The validation engine automatically routes the order to a finance manager for approval. At the same time, inventory validation confirms that only 1,000 units are currently available in stock. The order is split into two delivery schedules, and the approved pricing is corrected before invoice creation.
Because the issue was detected during validation rather than after shipment, the company avoids invoice disputes, shipment delays, and revenue adjustments. This improves overall invoice processing cost benchmark performance and accelerates the order-to-cash cycle.

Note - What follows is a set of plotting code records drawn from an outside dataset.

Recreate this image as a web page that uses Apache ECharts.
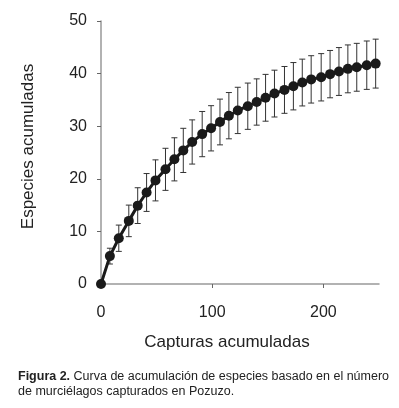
<!DOCTYPE html>
<html>
<head>
<meta charset="utf-8">
<script src="https://cdn.jsdelivr.net/npm/echarts@6/dist/echarts.min.js"></script>
<style>
  html, body { margin: 0; padding: 0; background: #fff; }
  #chart { width: 399px; height: 408px; }
</style>
</head>
<body>
<div id="chart"></div>
<script>
// captures (x), mean accumulated species, and half-width of the error bars
const captures = [0, 8, 16, 25, 33, 41, 49, 58, 66, 74, 82, 91, 99, 107, 115, 123,
  132, 140, 148, 156, 165, 173, 181, 189, 198, 206, 214, 222, 230, 239, 247];
const species = [0, 5.3, 8.7, 12.0, 14.9, 17.4, 19.7, 21.8, 23.7, 25.4, 27.0, 28.5,
  29.6, 30.8, 32.0, 33.0, 33.8, 34.6, 35.4, 36.2, 36.9, 37.6, 38.3, 38.9, 39.3,
  39.9, 40.4, 40.9, 41.2, 41.6, 41.9];
const errors = [0, 1.5, 2.5, 3.0, 3.4, 3.6, 3.9, 4.0, 4.1, 4.2, 4.2, 4.3, 4.3, 4.35,
  4.4, 4.4, 4.4, 4.4, 4.45, 4.45, 4.45, 4.5, 4.45, 4.5, 4.5, 4.5, 4.55, 4.55, 4.55,
  4.6, 4.65];
const xTicks = [0, 100, 200];

const lineData = captures.map((x, i) => [x, species[i]]);
const barData = captures.map((x, i) => [x, species[i] - errors[i], species[i] + errors[i]]);

const chart = echarts.init(document.getElementById('chart'));
const axisColor = '#999';
const textColor = '#222';
const font = '"Liberation Sans", Arial, sans-serif';

chart.setOption({
  animation: false,
  grid: { left: 101, right: 20, top: 21, bottom: 124 },
  xAxis: {
    type: 'value',
    min: 0,
    max: 250,
    name: 'Capturas acumuladas',
    nameLocation: 'middle',
    nameGap: 50,
    nameTextStyle: { color: textColor, fontSize: 17, fontFamily: font, padding: [0, 26, 0, 0] },
    axisLine: { lineStyle: { color: axisColor, width: 1.5 } },
    axisTick: { show: true, length: 4, customValues: xTicks, lineStyle: { color: '#666' } },
    axisLabel: { customValues: xTicks, color: textColor, fontSize: 16, fontFamily: font, margin: 21 },
    splitLine: { show: false }
  },
  yAxis: {
    type: 'value',
    min: 0,
    max: 50,
    interval: 10,
    name: 'Especies acumuladas',
    nameLocation: 'middle',
    nameGap: 64,
    nameTextStyle: { color: textColor, fontSize: 17, fontFamily: font, padding: [0, 0, 0, 12] },
    axisLine: { show: true, lineStyle: { color: axisColor, width: 1.5 } },
    axisTick: { show: true, length: 4, lineStyle: { color: '#666' } },
    axisLabel: { color: textColor, fontSize: 16, fontFamily: font, margin: 14 },
    splitLine: { show: false }
  },
  series: [
    {
      type: 'custom',
      data: barData,
      z: 1,
      renderItem: (params, api) => {
        const x = api.value(0);
        const lo = api.coord([x, api.value(1)]);
        const hi = api.coord([x, api.value(2)]);
        const cap = 3;
        const style = { stroke: '#333', lineWidth: 1 };
        return {
          type: 'group',
          children: [
            { type: 'line', shape: { x1: lo[0], y1: lo[1], x2: hi[0], y2: hi[1] }, style },
            { type: 'line', shape: { x1: hi[0] - cap, y1: hi[1], x2: hi[0] + cap, y2: hi[1] }, style },
            { type: 'line', shape: { x1: lo[0] - cap, y1: lo[1], x2: lo[0] + cap, y2: lo[1] }, style }
          ]
        };
      }
    },
    {
      type: 'line',
      data: lineData,
      z: 3,
      symbol: 'circle',
      symbolSize: 10,
      lineStyle: { color: '#1a1a1a', width: 3 },
      itemStyle: { color: '#1a1a1a' }
    }
  ],
  graphic: [
    {
      type: 'text',
      left: 18,
      top: 369,
      style: {
        text: '{b|Figura 2.} Curva de acumulación de especies basado en el número\nde murciélagos capturados en Pozuzo.',
        fill: textColor,
        font: '12.5px ' + font,
        lineHeight: 15,
        rich: {
          b: { fontWeight: 'bold', fontSize: 12.5, fontFamily: font, fill: textColor }
        }
      }
    }
  ]
});
</script>
</body>
</html>
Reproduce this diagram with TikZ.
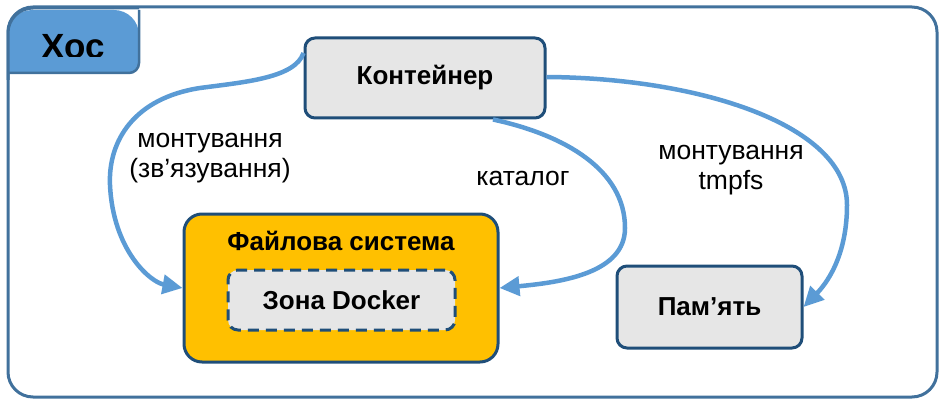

Best Practices for Effective Validation
Organizations that maintain high validation accuracy usually combine standardized controls with real-time data integration across departments. Best practices include:
Maintaining clean customer and product master data
Using centralized pricing and discount approval rules
Integrating finance, inventory, and CRM systems
Applying automated tax and compliance validation
Monitoring validation exception trends regularly
Using audit trails for approval transparency
Enhancing document extraction with AI-driven technologies
Some enterprises also use Independent Model Validation (IMV) techniques to evaluate the accuracy and reliability of automated validation models used in large-scale transaction environments.
Summary
Sales Order Processing Validation is a critical control framework that ensures customer orders are accurate, compliant, financially approved, and operationally ready before fulfillment. By combining invoice processing controls, intelligent validation technologies, and integrated finance workflows, organizations can improve order accuracy, accelerate revenue cycles, strengthen financial reporting, and support long-term operational efficiency.